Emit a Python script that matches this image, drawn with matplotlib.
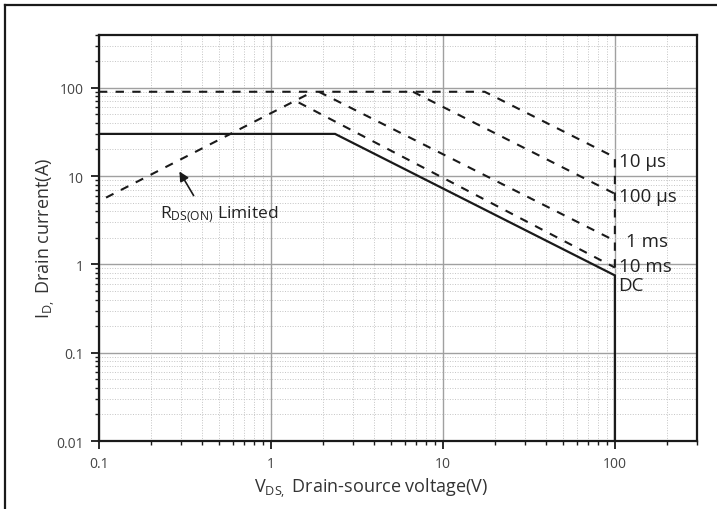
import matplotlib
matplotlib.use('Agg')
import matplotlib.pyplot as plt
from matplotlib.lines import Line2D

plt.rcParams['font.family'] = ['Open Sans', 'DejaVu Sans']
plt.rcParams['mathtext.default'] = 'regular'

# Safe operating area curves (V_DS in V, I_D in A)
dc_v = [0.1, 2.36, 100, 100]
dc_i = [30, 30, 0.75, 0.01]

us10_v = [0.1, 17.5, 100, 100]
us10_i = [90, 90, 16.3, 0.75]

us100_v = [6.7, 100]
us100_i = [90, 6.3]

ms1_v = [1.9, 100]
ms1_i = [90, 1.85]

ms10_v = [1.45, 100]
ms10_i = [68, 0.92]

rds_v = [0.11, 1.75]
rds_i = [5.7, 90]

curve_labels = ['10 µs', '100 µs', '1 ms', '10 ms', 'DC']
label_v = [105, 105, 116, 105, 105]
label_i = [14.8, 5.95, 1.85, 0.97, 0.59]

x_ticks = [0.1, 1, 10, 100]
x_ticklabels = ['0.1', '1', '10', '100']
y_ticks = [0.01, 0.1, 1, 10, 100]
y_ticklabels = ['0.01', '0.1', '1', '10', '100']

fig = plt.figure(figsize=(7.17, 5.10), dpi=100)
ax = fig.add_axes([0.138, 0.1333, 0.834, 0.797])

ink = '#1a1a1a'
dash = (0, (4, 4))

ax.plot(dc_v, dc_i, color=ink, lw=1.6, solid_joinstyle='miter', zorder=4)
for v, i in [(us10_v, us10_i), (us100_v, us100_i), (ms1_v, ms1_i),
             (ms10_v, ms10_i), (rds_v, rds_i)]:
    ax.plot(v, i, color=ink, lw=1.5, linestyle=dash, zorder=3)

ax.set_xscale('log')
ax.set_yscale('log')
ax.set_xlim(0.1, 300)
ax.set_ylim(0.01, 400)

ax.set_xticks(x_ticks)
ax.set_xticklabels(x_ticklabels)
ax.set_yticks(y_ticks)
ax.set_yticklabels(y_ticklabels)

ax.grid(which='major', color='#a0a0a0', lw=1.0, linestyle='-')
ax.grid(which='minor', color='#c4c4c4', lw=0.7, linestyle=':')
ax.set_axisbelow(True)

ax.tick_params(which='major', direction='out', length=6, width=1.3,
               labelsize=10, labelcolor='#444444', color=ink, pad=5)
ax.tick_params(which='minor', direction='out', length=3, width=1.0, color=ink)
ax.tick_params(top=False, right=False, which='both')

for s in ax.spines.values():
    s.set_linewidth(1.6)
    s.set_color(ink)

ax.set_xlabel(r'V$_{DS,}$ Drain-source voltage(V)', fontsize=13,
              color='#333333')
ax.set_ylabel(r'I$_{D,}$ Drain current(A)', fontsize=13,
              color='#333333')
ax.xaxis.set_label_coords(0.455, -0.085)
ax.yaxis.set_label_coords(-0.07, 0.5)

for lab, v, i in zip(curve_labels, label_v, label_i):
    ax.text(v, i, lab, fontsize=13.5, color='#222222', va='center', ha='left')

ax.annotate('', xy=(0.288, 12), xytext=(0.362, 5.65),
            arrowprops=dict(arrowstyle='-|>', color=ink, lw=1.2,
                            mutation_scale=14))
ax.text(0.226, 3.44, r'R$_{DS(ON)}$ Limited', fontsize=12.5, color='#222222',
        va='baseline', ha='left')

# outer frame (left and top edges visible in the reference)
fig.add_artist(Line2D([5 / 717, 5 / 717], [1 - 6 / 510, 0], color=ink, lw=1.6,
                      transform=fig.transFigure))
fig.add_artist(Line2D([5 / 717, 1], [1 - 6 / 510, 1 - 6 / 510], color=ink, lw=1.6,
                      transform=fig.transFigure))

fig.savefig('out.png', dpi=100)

—————

Problem description: Repeat the data exactly, dropping every picture it holds.

Correct result:
Emit a Python script that matches this image, drawn with matplotlib.
import matplotlib
matplotlib.use('Agg')
import matplotlib.pyplot as plt
from matplotlib.lines import Line2D

plt.rcParams['font.family'] = ['Open Sans', 'DejaVu Sans']
plt.rcParams['mathtext.default'] = 'regular'

# Safe operating area curves (V_DS in V, I_D in A)
dc_v = [0.1, 2.36, 100, 100]
dc_i = [30, 30, 0.75, 0.01]

us10_v = [0.1, 17.5, 100, 100]
us10_i = [90, 90, 16.3, 0.75]

us100_v = [6.7, 100]
us100_i = [90, 6.3]

ms1_v = [1.9, 100]
ms1_i = [90, 1.85]

ms10_v = [1.45, 100]
ms10_i = [68, 0.92]

rds_v = [0.11, 1.75]
rds_i = [5.7, 90]

curve_labels = ['10 µs', '100 µs', '1 ms', '10 ms', 'DC']
label_v = [105, 105, 116, 105, 105]
label_i = [14.8, 5.95, 1.85, 0.97, 0.59]

x_ticks = [0.1, 1, 10, 100]
x_ticklabels = ['0.1', '1', '10', '100']
y_ticks = [0.01, 0.1, 1, 10, 100]
y_ticklabels = ['0.01', '0.1', '1', '10', '100']

fig = plt.figure(figsize=(7.17, 5.10), dpi=100)
ax = fig.add_axes([0.138, 0.1333, 0.834, 0.797])

ink = '#1a1a1a'
dash = (0, (4, 4))

ax.plot(dc_v, dc_i, color=ink, lw=1.6, solid_joinstyle='miter', zorder=4)
for v, i in [(us10_v, us10_i), (us100_v, us100_i), (ms1_v, ms1_i),
             (ms10_v, ms10_i), (rds_v, rds_i)]:
    ax.plot(v, i, color=ink, lw=1.5, linestyle=dash, zorder=3)

ax.set_xscale('log')
ax.set_yscale('log')
ax.set_xlim(0.1, 300)
ax.set_ylim(0.01, 400)

ax.set_xticks(x_ticks)
ax.set_xticklabels(x_ticklabels)
ax.set_yticks(y_ticks)
ax.set_yticklabels(y_ticklabels)

ax.grid(which='major', color='#a0a0a0', lw=1.0, linestyle='-')
ax.grid(which='minor', color='#c4c4c4', lw=0.7, linestyle=':')
ax.set_axisbelow(True)

ax.tick_params(which='major', direction='out', length=6, width=1.3,
               labelsize=10, labelcolor='#444444', color=ink, pad=5)
ax.tick_params(which='minor', direction='out', length=3, width=1.0, color=ink)
ax.tick_params(top=False, right=False, which='both')

for s in ax.spines.values():
    s.set_linewidth(1.6)
    s.set_color(ink)

ax.set_xlabel(r'V$_{DS,}$ Drain-source voltage(V)', fontsize=13,
              color='#333333')
ax.set_ylabel(r'I$_{D,}$ Drain current(A)', fontsize=13,
              color='#333333')
ax.xaxis.set_label_coords(0.455, -0.085)
ax.yaxis.set_label_coords(-0.07, 0.5)

for lab, v, i in zip(curve_labels, label_v, label_i):
    ax.text(v, i, lab, fontsize=13.5, color='#222222', va='center', ha='left')

ax.annotate('', xy=(0.288, 12), xytext=(0.362, 5.65),
            arrowprops=dict(arrowstyle='-|>', color=ink, lw=1.2,
                            mutation_scale=14))
ax.text(0.226, 3.44, r'R$_{DS(ON)}$ Limited', fontsize=12.5, color='#222222',
        va='baseline', ha='left')

# outer frame (left and top edges visible in the reference)
fig.add_artist(Line2D([5 / 717, 5 / 717], [1 - 6 / 510, 0], color=ink, lw=1.6,
                      transform=fig.transFigure))
fig.add_artist(Line2D([5 / 717, 1], [1 - 6 / 510, 1 - 6 / 510], color=ink, lw=1.6,
                      transform=fig.transFigure))

fig.savefig('out.png', dpi=100)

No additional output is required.